Although Tenways’ prices are lower than local brands, by going out with its own brand and leveraging China’s complete supply chain, it maintains a certain gross margin—31.8% in the first three quarters of 2025.
This figure leaves many OEM companies far behind.
Take Tianjin Fuji-ta Bicycle Industry Co., Ltd., currently sprinting for an IPO on SSE, as an example: Its main business is manufacturing bicycles for brands like Specialized and Decathlon, and its E-bike gross margin in the first half of 2025 was only 18.82%, more than 10 percentage points lower than Tenways.
Carrying Heavy “Betting” Burden
On the surface, Tenways’ prospectus tells a great overseas “brand premium” story, but behind the high gross margin, net profit margins remain relatively limited.
Calculated by adjusted net profit for the first three quarters of 2025, Tenways’ net profit margin was only 2%. In contrast, Fuji-ta, still earning hard money as an OEM, kept net profit margin stable at 7-8% over the past three years.
One reason is that, as a brand, Tenways takes on more upfront marketing costs, eroding profits—sales expenditure in the first three quarters of 2025 was 10.61 million euros, accounting for 19.6% of revenue.
Another reason is overall sales volume remains relatively limited, insufficient to form a sizable scale effect.
In 2024, Tenways’ total sales were 41,100 units, accounting for only 0.07% of the total European market sales.
Ironically, Tenways’ “brand influence” in the prospectus is supported by third-party data showing "second highest social media mentions in Europe."
This reflects the awkward position of Tenways in the industry.

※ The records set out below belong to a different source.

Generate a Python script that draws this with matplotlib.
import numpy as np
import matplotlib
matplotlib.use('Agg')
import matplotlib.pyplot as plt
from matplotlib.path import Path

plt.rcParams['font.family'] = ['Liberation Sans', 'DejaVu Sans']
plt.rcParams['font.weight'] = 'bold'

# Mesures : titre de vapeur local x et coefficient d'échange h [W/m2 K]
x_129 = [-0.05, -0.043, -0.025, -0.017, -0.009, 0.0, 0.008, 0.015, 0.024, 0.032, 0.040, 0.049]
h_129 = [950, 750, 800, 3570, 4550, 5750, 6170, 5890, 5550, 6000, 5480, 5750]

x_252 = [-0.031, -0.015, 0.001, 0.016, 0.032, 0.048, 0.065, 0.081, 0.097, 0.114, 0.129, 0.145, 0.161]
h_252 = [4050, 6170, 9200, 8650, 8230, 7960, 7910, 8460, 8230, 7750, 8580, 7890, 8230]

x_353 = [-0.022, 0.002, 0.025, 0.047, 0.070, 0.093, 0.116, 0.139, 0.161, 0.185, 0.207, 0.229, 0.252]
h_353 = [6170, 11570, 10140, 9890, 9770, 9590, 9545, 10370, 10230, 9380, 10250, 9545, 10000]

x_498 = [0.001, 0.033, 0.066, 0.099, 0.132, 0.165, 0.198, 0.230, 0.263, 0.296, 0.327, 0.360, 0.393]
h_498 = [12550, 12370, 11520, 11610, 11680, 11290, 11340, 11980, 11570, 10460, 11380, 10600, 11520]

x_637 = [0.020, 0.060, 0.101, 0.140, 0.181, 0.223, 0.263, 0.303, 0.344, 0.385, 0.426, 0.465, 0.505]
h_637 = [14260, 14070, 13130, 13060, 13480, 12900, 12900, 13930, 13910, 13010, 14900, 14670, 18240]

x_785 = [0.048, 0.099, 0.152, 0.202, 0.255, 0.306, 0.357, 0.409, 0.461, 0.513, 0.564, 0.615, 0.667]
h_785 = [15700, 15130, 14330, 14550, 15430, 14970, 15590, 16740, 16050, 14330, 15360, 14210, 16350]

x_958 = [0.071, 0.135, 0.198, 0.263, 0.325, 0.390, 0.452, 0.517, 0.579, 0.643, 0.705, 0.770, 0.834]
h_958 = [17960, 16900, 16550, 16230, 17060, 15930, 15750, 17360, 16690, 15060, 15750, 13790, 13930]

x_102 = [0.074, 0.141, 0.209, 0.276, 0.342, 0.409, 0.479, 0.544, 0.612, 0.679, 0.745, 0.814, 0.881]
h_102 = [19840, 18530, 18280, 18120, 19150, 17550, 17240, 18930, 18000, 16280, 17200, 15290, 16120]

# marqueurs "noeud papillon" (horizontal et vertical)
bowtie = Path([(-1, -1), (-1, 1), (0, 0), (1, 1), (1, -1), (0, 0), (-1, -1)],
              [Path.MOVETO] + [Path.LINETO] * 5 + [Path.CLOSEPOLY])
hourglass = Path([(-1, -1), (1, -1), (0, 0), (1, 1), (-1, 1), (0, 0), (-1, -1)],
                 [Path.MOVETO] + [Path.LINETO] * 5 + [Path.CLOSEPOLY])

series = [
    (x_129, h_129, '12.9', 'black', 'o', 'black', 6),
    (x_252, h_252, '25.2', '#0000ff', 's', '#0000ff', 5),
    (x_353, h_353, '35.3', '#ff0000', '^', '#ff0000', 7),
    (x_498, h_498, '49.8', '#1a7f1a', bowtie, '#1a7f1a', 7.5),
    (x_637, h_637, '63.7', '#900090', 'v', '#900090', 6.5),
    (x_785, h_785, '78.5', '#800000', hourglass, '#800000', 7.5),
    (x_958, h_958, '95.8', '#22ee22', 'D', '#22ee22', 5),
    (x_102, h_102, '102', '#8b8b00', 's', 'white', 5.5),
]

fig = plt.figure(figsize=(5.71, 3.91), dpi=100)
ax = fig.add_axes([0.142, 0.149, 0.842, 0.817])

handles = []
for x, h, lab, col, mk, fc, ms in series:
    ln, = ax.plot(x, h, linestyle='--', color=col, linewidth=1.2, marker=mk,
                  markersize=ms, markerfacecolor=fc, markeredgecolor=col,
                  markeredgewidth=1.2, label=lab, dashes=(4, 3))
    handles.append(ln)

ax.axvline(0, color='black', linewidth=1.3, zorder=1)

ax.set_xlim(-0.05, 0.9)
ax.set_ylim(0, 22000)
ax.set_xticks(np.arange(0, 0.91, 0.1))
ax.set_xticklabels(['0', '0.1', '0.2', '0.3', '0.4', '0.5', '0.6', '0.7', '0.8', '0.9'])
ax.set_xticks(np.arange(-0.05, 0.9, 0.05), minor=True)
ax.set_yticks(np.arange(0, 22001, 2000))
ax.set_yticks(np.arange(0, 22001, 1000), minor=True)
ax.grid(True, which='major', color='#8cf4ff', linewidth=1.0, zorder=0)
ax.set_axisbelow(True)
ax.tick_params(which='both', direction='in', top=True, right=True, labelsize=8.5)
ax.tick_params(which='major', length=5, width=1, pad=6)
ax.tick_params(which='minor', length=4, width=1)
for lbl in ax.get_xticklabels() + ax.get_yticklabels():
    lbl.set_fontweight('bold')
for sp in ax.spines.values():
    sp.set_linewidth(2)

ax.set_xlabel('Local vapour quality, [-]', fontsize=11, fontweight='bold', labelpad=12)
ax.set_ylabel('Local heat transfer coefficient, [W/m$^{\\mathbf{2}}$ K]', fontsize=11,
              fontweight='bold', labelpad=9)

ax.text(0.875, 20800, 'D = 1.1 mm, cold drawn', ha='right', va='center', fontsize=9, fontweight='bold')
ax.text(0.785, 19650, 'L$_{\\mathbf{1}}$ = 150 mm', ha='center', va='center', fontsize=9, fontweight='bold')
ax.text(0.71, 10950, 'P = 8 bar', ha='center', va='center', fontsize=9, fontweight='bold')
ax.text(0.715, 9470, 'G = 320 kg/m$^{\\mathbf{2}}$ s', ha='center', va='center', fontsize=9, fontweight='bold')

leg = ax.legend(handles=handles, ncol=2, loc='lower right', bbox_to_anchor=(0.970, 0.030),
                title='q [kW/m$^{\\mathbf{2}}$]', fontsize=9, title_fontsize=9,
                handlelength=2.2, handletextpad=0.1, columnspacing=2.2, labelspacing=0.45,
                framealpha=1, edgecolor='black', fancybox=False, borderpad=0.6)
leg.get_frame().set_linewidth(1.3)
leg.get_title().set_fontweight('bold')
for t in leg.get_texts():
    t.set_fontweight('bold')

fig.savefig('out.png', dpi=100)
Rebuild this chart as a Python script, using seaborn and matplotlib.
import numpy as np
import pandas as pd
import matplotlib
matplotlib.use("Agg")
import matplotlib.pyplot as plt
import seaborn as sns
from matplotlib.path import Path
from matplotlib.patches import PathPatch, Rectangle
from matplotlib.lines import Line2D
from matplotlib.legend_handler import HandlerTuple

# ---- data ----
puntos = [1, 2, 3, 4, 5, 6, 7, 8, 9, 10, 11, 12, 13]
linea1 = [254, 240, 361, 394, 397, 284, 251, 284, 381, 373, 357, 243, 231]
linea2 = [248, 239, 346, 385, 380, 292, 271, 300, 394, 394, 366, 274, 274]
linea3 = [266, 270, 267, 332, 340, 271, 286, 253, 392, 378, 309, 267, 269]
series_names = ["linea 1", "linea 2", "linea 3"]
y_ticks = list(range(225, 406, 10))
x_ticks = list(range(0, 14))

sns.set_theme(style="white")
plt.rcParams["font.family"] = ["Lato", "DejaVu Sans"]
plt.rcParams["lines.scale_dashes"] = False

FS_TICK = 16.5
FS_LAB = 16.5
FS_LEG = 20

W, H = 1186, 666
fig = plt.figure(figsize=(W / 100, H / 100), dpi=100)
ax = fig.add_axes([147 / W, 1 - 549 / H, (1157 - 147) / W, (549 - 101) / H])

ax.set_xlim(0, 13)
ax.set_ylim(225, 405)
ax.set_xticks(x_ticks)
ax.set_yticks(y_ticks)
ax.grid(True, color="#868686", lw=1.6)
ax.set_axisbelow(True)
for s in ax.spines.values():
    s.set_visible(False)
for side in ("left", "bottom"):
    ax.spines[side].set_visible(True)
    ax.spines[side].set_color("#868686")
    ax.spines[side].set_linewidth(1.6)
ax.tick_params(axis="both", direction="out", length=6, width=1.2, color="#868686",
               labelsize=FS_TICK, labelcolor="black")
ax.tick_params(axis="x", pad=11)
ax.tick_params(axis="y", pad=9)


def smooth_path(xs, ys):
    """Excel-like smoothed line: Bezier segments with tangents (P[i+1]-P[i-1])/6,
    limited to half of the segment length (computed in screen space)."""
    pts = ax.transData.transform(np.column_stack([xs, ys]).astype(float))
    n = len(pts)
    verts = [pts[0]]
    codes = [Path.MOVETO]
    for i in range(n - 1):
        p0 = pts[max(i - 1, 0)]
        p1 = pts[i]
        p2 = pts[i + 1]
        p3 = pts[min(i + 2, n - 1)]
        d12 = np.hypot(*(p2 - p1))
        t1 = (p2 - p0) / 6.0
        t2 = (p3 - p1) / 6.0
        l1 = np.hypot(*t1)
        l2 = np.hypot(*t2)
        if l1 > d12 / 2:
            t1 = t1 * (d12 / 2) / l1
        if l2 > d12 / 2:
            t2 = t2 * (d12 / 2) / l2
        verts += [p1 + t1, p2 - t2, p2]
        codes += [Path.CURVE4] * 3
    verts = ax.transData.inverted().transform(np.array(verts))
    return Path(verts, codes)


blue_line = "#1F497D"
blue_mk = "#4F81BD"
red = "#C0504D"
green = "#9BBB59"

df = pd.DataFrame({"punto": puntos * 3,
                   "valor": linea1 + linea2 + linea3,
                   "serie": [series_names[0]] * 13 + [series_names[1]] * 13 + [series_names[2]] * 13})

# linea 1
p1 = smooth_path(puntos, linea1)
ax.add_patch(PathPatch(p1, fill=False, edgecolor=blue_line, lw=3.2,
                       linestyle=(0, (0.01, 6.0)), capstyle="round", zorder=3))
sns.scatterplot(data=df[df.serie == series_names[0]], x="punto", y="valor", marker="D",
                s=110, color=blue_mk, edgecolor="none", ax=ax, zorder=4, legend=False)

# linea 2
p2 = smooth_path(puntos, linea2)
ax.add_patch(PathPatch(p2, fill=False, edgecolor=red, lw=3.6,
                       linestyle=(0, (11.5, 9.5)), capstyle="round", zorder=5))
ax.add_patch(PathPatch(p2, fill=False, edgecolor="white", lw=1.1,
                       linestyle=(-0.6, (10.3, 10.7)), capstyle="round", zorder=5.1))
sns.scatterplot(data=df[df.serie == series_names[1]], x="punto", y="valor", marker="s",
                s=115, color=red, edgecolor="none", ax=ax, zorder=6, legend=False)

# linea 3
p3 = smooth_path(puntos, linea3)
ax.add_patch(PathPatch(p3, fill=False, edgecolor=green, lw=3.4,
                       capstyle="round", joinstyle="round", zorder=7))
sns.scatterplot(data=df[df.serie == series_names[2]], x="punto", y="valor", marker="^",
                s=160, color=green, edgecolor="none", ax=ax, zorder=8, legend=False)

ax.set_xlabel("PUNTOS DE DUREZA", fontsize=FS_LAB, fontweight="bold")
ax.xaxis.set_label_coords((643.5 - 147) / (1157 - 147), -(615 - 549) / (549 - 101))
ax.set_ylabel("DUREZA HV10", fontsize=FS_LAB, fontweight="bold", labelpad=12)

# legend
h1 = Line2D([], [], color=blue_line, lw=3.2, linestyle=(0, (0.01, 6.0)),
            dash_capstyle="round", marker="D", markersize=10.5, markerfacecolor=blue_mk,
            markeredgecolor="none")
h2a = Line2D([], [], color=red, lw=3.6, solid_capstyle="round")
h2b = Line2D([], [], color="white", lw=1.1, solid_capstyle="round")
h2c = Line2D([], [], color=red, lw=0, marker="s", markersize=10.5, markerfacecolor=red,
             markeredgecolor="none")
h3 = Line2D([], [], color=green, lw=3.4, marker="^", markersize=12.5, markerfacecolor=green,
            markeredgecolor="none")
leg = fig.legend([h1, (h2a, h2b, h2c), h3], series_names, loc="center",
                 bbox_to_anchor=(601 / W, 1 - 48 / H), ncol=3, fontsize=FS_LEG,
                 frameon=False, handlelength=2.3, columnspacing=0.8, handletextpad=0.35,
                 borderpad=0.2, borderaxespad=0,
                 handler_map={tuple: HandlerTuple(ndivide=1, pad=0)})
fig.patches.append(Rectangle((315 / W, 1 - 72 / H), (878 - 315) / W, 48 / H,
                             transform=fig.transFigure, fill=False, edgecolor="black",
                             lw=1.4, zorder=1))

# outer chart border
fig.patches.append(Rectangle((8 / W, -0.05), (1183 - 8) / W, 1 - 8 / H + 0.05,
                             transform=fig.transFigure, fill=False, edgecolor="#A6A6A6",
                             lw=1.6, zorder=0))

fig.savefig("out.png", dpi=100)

In fact, compared to OEMs that reliably earn processing fees by producing to order, building a brand means every bike’s profit is squeezed by long channels, expensive customer acquisition, and unscaled production lines.
Challenges for Tenways also include that industry leaders like Ninebot, rich and powerful, after long periods of observation, have finally decided to dive into E-bike competition.
"In fact, Ninebot started studying E-bike products back in 2014, but it took us 11 years to really dive deep," Ninebot founder Gao Lufeng told media last year. "E-bikes were still niche early on; if we entered then, the business wouldn’t make sense. When annual sales hit 10 million units, that’s when we saw the timing was right."
For this, Ninebot cooperated with an operator to launch over 15,000 shared E-bikes at the 2024 Paris Olympics, and announced plans to become No. 1 in the field within five years.
With intensifying competition, some underfunded E-bike companies have been squeezed out.
Earlier this year, North America’s well-known E-bike brand Rad Power Bikes, following bankruptcy proceedings, was hastily acquired for less than 100 million RMB.
As a company founded just five years ago, Tenways also has limited financial strength. As of the end of September this year, cash and cash equivalents totaled 19.71 million euros.
On fundamentals, Tenways’ growth is slowing down.
In the first three quarters of 2025, Tenways’ E-bike sales growth rate was only 6.3%, significantly lower than the over 20% increase for full-year 2024; prices also declined, with city and hybrid E-bikes averaging 1,144 and 1,414 euros, down 3.21% and 7.82% year-on-year, respectively.
The "betting agreement" is an ever-present sword hanging overhead.
According to agreements with external shareholders, if Tenways fails to go public before 2028, a repurchase obligation may be triggered. As of late September 2025, this redemption liability has reached 118 million euros.
Internal deadline and slowdown pressure, external giants encroaching and industry reshuffling. For Tenways, sprinting for IPO now is a race against time. Catching the window before China’s industry giants fully take over overseas, quickly securing capital from the secondary market and defusing the hundred-million-euro betting bomb may be the only way to survive this harsh elimination round.